Deep learning techniques are drawing more and more attention to Web developers. A lot of Web apps perform inference of deep neural network (DNN) models within Web browsers to provide intelligent services for their users. Typically, GPU acceleration is required during DNN inference, especially on end devices. However, it has been revealed that GPU acceleration in Web browsers has an unacceptably long warm-up time, harming the quality of service (QoS).
To solve the problems, a research team led by Yun MA published their new research on 15 December 2024 in Frontiers of Computer Science co-published by Higher Education Press and Springer Nature.
The team proposed a server precompiling approach named WPIA to reduce DNN warm-up time in Web browsers. The team evaluated WPIA, and the evaluation results show that WPIA can reduce 84.1% of the DNN warm-up time on average and 95.3% at maximum, accelerating DNN warm-up to an order of magnitude faster, with negligible additional overhead.
In the research, they investigate the reason for the long DNN model warm-up time in Web apps and find that compiling WebGL programs into binaries takes most of the time. Inspired by this finding, they propose WPIA, an approach that reduces the DNN warm-up time in Web apps by precompiling WebGL programs offline.
WPIA collects and precompiles WebGL programs at the server side, and fetches and loads the WebGL program binaries at the browser side.

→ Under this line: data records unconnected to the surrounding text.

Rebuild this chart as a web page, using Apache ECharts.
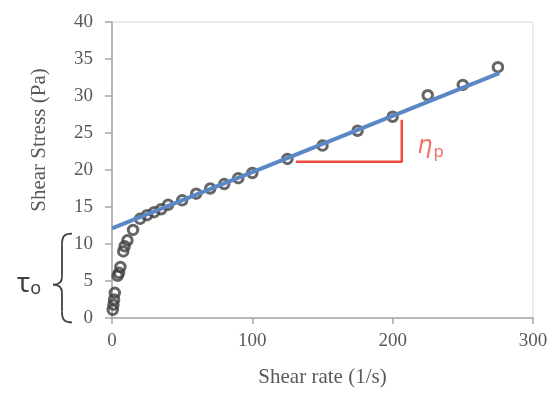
<!DOCTYPE html>
<html>
<head>
<meta charset="utf-8">
<script src="https://cdn.jsdelivr.net/npm/echarts@6/dist/echarts.min.js"></script>
<style>
  html, body { margin: 0; padding: 0; background: #ffffff; }
  #chart { width: 557px; height: 406px; }
</style>
</head>
<body>
<div id="chart"></div>
<script>
// Measured flow curve: shear rate (1/s) vs shear stress (Pa)
const shearRate = [0.5, 1, 1.5, 2, 4, 5, 6, 8, 9, 11, 15, 20, 25, 30, 35, 40, 50, 60, 70, 80, 90, 100, 125, 150, 175, 200, 225, 250, 275];
const shearStress = [1.1, 1.8, 2.5, 3.4, 5.7, 6.1, 6.9, 9.0, 9.7, 10.5, 11.9, 13.4, 13.9, 14.3, 14.7, 15.3, 15.9, 16.8, 17.5, 18.1, 18.9, 19.6, 21.5, 23.3, 25.3, 27.2, 30.1, 31.5, 33.9];

// Bingham fit line (end points)
const fitRate = [0, 276];
const fitStress = [12.1, 33.1];

// Slope triangle for plastic viscosity
const slopeRate = [131, 206.5, 206.5];
const slopeStress = [21.1, 21.1, 26.8];
const etaLabelAt = [214, 23.1];

// Yield stress brace: bottom, tip and top (Pa)
const yieldBrace = [-0.6, 4.5, 11.4];

const xTicks = { min: 0, max: 300, interval: 100 };
const yTicks = { min: 0, max: 40, interval: 5 };

const textGrey = '#595959';
const serif = '"Liberation Serif", "Times New Roman", serif';

const chart = echarts.init(document.getElementById('chart'));

const points = shearRate.map((x, i) => [x, shearStress[i]]);
const fit = fitRate.map((x, i) => [x, fitStress[i]]);
const slope = slopeRate.map((x, i) => [x, slopeStress[i]]);

chart.setOption({
  animation: false,
  grid: {
    left: 112, right: 24, top: 22, bottom: 88,
    show: true, borderColor: '#d9d9d9', borderWidth: 1
  },
  xAxis: {
    type: 'value',
    min: xTicks.min, max: xTicks.max, interval: xTicks.interval,
    name: 'Shear rate (1/s)',
    nameLocation: 'middle',
    nameGap: 49,
    nameTextStyle: { fontFamily: serif, fontSize: 21, color: textGrey },
    axisLine: { show: true, lineStyle: { color: '#a6a6a6', width: 1.5 } },
    axisTick: { show: true, length: 6, lineStyle: { color: '#a6a6a6', width: 1.5 } },
    axisLabel: { fontFamily: serif, fontSize: 19, color: textGrey, margin: 14 },
    splitLine: { show: false }
  },
  yAxis: {
    type: 'value',
    min: yTicks.min, max: yTicks.max, interval: yTicks.interval,
    name: 'Shear Stress (Pa)',
    nameLocation: 'middle',
    nameGap: 62,
    nameTextStyle: { fontFamily: serif, fontSize: 21, color: textGrey, padding: [0, 0, 0, 60] },
    axisLine: { show: true, lineStyle: { color: '#a6a6a6', width: 1.5 } },
    axisTick: { show: true, length: 7, lineStyle: { color: '#a6a6a6', width: 1.5 } },
    axisLabel: { fontFamily: serif, fontSize: 19, color: textGrey, margin: 19 },
    splitLine: { show: false }
  },
  series: [
    {
      type: 'scatter',
      data: points,
      symbol: 'circle',
      symbolSize: 9.5,
      itemStyle: { color: 'rgba(255,255,255,0)', borderColor: '#404040', borderWidth: 3 },
      z: 2
    },
    {
      type: 'line',
      data: fit,
      showSymbol: false,
      lineStyle: { color: '#5a88c6', width: 4 },
      z: 3
    },
    {
      type: 'line',
      data: slope,
      showSymbol: false,
      lineStyle: { color: '#ec4d3f', width: 2.5 },
      z: 3
    },
    {
      type: 'scatter',
      data: [etaLabelAt],
      symbolSize: 0,
      label: {
        show: true,
        position: 'right',
        formatter: '{eta|η}{sub|p}',
        rich: {
          eta: { fontFamily: '"DejaVu Sans", sans-serif', fontStyle: 'italic', fontSize: 24, color: '#ec4d3f' },
          sub: { fontFamily: '"Noto Sans", sans-serif', fontSize: 17, color: '#ec4d3f', padding: [10, 0, 0, 1] }
        }
      },
      z: 4
    }
  ]
});

// Curly brace marking the yield stress region, placed from the y scale
function drawBrace() {
  const py = v => chart.convertToPixel({ gridIndex: 0 }, [0, v])[1];
  const bot = py(yieldBrace[0]);
  const tip = py(yieldBrace[1]);
  const top = py(yieldBrace[2]);
  const xr = 72, xm = 62, xl = 53;
  const stroke = { stroke: '#404040', lineWidth: 1.8, fill: null };
  const seg = (x1, y1, cpx1, cpy1, cpx2, cpy2, x2, y2) => ({
    type: 'bezierCurve',
    shape: { x1, y1, cpx1, cpy1, cpx2, cpy2, x2, y2 },
    style: stroke
  });
  const straight = (x1, y1, x2, y2) => ({
    type: 'line',
    shape: { x1, y1, x2, y2 },
    style: stroke
  });
  chart.setOption({
    graphic: [
      seg(xr, top, xm + 2, top, xm, top + 3, xm, top + 11),
      straight(xm, top + 11, xm, tip - 8),
      seg(xm, tip - 8, xm, tip - 2, xl + 5, tip, xl, tip),
      seg(xl, tip, xl + 5, tip, xm, tip + 2, xm, tip + 8),
      straight(xm, tip + 8, xm, bot - 11),
      seg(xm, bot - 11, xm, bot - 3, xm + 2, bot, xr, bot),
      {
        type: 'text',
        x: 17, y: tip,
        style: {
          text: '{t|τ}{o|o}',
          rich: {
            t: { fontFamily: '"Noto Sans", sans-serif', fontSize: 27, fill: '#404040' },
            o: { fontFamily: '"Noto Sans", sans-serif', fontSize: 18, fill: '#404040', padding: [8, 0, 0, 0] }
          },
          verticalAlign: 'middle'
        }
      }
    ]
  });
}
drawBrace();
</script>
</body>
</html>
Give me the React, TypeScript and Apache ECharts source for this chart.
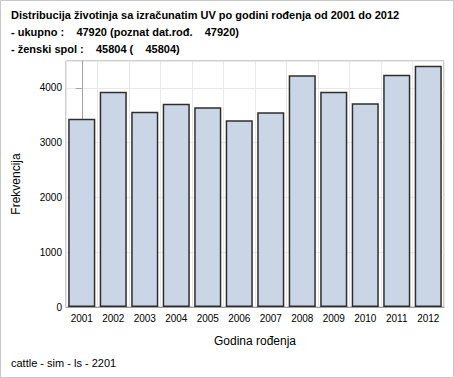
import React, { useEffect, useRef } from "react";
import * as echarts from "echarts";

const years = ["2001", "2002", "2003", "2004", "2005", "2006", "2007", "2008", "2009", "2010", "2011", "2012"];
const counts = [3439, 3932, 3567, 3713, 3647, 3410, 3556, 4231, 3932, 3720, 4243, 4407];
const titleLines = [
  "Distribucija životinja sa izračunatim UV po godini rođenja od 2001 do 2012",
  "- ukupno :    47920 (poznat dat.rođ.    47920)",
  "- ženski spol :    45804 (    45804)",
];
const footnote = "cattle - sim - ls - 2201";
const yAxisName = "Frekvencija";
const xAxisName = "Godina rođenja";

export default function App() {
  const ref = useRef<HTMLDivElement>(null);
  useEffect(() => {
    if (!ref.current) return;
    const chart = echarts.init(ref.current, null, { renderer: "svg" });
    const font = "'Liberation Sans', Arial, sans-serif";
    chart.setOption({
      animation: false,
      backgroundColor: "#ffffff",
      grid: { left: 66, right: 10, top: 61, bottom: 71, show: true, borderColor: "#a0a0a0", borderWidth: 1, containLabel: false },
      graphic: [
        { type: "rect", shape: { x: 0.5, y: 0.5, width: 453, height: 377 }, style: { fill: "none", stroke: "#c8c8c8", lineWidth: 1 }, silent: true },
        ...titleLines.map((t, i) => ({
          type: "text",
          left: 11,
          top: 9 + i * 17,
          style: { text: t, font: `bold 11px ${font}`, fill: "#000", whiteSpace: "pre" },
        })),
        { type: "text", left: 11, top: 357, style: { text: footnote, font: `11px ${font}`, fill: "#000" } },
      ],
      xAxis: [
        {
          type: "category",
          data: years,
          name: xAxisName,
          nameLocation: "middle",
          nameGap: 28,
          nameTextStyle: { fontFamily: font, fontSize: 12, color: "#000" },
          axisLine: { lineStyle: { color: "#a0a0a0" } },
          axisTick: { alignWithLabel: true, length: 4, lineStyle: { color: "#a0a0a0" } },
          axisLabel: { fontFamily: font, fontSize: 10, color: "#000", margin: 6, interval: 0 },
          splitLine: { show: false },
          z: 3,
        },
        {
          type: "value",
          min: -0.5,
          max: years.length - 0.5,
          interval: 1,
          position: "bottom",
          show: true,
          axisLine: { show: false },
          axisTick: { show: false },
          axisLabel: { show: false },
          splitLine: { show: true, lineStyle: { color: "#e8e8e8" } },
          z: 0,
        },
      ],
      yAxis: {
        type: "value",
        min: 0,
        max: 4493,
        interval: 1000,
        name: yAxisName,
        nameLocation: "middle",
        nameGap: 44,
        nameTextStyle: { fontFamily: font, fontSize: 12, color: "#000" },
        axisLine: { show: true, lineStyle: { color: "#a0a0a0" } },
        axisTick: { show: true, length: 6, lineStyle: { color: "#a0a0a0" } },
        axisLabel: { fontFamily: font, fontSize: 10, color: "#000", margin: 4, showMaxLabel: false, formatter: (v: number) => String(v) },
        splitLine: { show: true, lineStyle: { color: "#e8e8e8" } },
      },
      series: [
        {
          type: "bar",
          xAxisIndex: 0,
          data: counts,
          barCategoryGap: "14%",
          itemStyle: { color: "#cad5e5", borderColor: "#2e2e2e", borderWidth: 1.5 },
        },
      ],
    });
    return () => chart.dispose();
  }, []);
  return <div ref={ref} style={{ position: "fixed", left: 0, top: 0, width: 454, height: 378 }} />;
}
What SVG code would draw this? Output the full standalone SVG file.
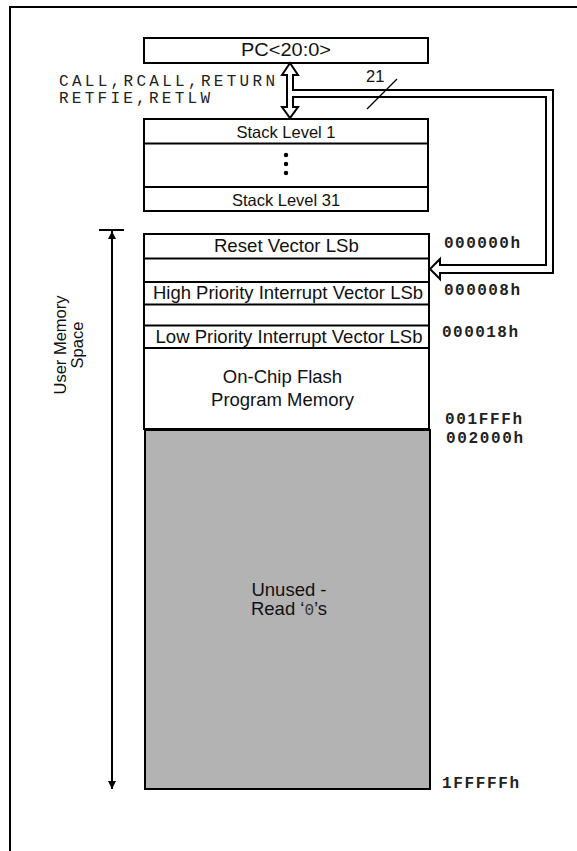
<svg xmlns="http://www.w3.org/2000/svg" width="577" height="851" viewBox="0 0 577 851">
<style>
.box{fill:#fff;stroke:#000;stroke-width:2}
.ln{stroke:#000;stroke-width:2;fill:none}
.t{font-family:"Liberation Sans",Arial,sans-serif;font-size:18.5px;fill:#111;text-anchor:middle}
.s{font-size:16.5px}
.m{font-family:"Liberation Mono","Courier New",monospace;font-size:16px;fill:#222}
.a{font-family:"Liberation Mono","Courier New",monospace;font-size:16px;font-weight:bold;fill:#222}
</style>
<defs>
<marker id="ah" viewBox="0 0 8 10" refX="8" refY="5" markerWidth="8" markerHeight="10" markerUnits="userSpaceOnUse" orient="auto">
<path d="M0,1 L8,5 L0,9 Z" fill="#000"/>
</marker>
</defs>
<rect width="577" height="851" fill="#fff"/>
<g id="frame"><path class="ln" d="M10,851 V7 H577"/></g>

<g id="pc"><rect class="box" x="144" y="38" width="284" height="25"/><text class="t" x="286" y="56" textLength="90" lengthAdjust="spacingAndGlyphs">PC&lt;20:0&gt;</text></g>

<g id="instr"><text class="m"><tspan x="59" y="85.5" textLength="216" lengthAdjust="spacing">CALL,RCALL,RETURN</tspan><tspan x="59" y="102.5" textLength="151" lengthAdjust="spacing">RETFIE,RETLW</tspan></text></g>

<g id="stack">
<rect class="box" x="144" y="119" width="284" height="92"/>
<line class="ln" x1="144" y1="143.5" x2="428" y2="143.5"/>
<line class="ln" x1="144" y1="187" x2="428" y2="187"/>
<text class="t s" x="286" y="138">Stack Level 1</text>
<circle cx="286" cy="155" r="2.2" fill="#000"/><circle cx="286" cy="164" r="2.2" fill="#000"/><circle cx="286" cy="173" r="2.2" fill="#000"/>
<text class="t s" x="286" y="206">Stack Level 31</text>
</g>

<g id="memory">
<rect class="box" x="144" y="234" width="285" height="195"/>
<line class="ln" x1="144" y1="258.5" x2="429" y2="258.5"/>
<line class="ln" x1="144" y1="282" x2="429" y2="282"/>
<line class="ln" x1="144" y1="304.5" x2="429" y2="304.5"/>
<line class="ln" x1="144" y1="325.5" x2="429" y2="325.5"/>
<line class="ln" x1="144" y1="348" x2="429" y2="348"/>
<text class="t" x="286.4" y="252" textLength="145" lengthAdjust="spacingAndGlyphs">Reset Vector LSb</text>
<text class="t" x="288" y="299" textLength="270" lengthAdjust="spacingAndGlyphs">High Priority Interrupt Vector LSb</text>
<text class="t" x="289" y="343" textLength="267" lengthAdjust="spacingAndGlyphs">Low Priority Interrupt Vector LSb</text>
<text class="t" x="282.5" y="383">On-Chip Flash</text>
<text class="t" x="282.5" y="406">Program Memory</text>
</g>

<g id="unused">
<rect x="145" y="430" width="285" height="359" fill="#b3b3b3" stroke="#000" stroke-width="2"/>
<text class="t" x="289" y="595.5">Unused -</text>
<text class="t" x="289" y="615">Read ‘<tspan font-family="Liberation Mono, monospace" font-size="16" fill="#333">0</tspan>’s</text>
</g>

<g id="addresses">
<text class="a" x="444" y="248" textLength="76" lengthAdjust="spacing">000000h</text>
<text class="a" x="444" y="295" textLength="76" lengthAdjust="spacing">000008h</text>
<text class="a" x="442" y="337" textLength="76" lengthAdjust="spacing">000018h</text>
<text class="a" x="445" y="424" textLength="77" lengthAdjust="spacing">001FFFh</text>
<text class="a" x="446" y="443" textLength="77" lengthAdjust="spacing">002000h</text>
<text class="a" x="442" y="788" textLength="77" lengthAdjust="spacing">1FFFFFh</text>
</g>

<g id="userspace">
<text class="t s" transform="translate(66,345) rotate(-90)">User Memory</text>
<text class="t s" transform="translate(83,345) rotate(-90)">Space</text>
</g>

<g id="connectors">
<path d="M290,63 L298,75 H293 V90 H553 V273 H440 V279 L430,269 L440,259 V265 H546 V97 H293 V107 H298 L290,118 L282,107 H287 V75 H282 Z" fill="#fff" stroke="#000" stroke-width="2" stroke-linejoin="miter"/>
<line x1="367" y1="109" x2="397" y2="79" stroke="#000" stroke-width="1.3"/>
<text x="366" y="82" font-family="Liberation Sans, Arial, sans-serif" font-size="16.5" fill="#111">21</text>
<line class="ln" x1="99" y1="230" x2="124" y2="230"/>
<line x1="112" y1="520" x2="112" y2="231" stroke="#000" stroke-width="2" marker-end="url(#ah)"/>
<line x1="112" y1="520" x2="112" y2="789" stroke="#000" stroke-width="2" marker-end="url(#ah)"/>
</g>
</svg>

WPIA merges WebGL programs to reduce WebGL binaries' size and uses a record-and-replay technique to handle the execution of precompiled WebGL programs.
They evaluate WPIA on four devices and six DNN models, and results show that WPIA can reduce 84.1% of the DNN warm-up time on average and 95.3% at maximum, accelerating DNN warm-up to an order of magnitude faster, with negligible additional overhead.
DOI: 10.1007/s11704-024-40066-w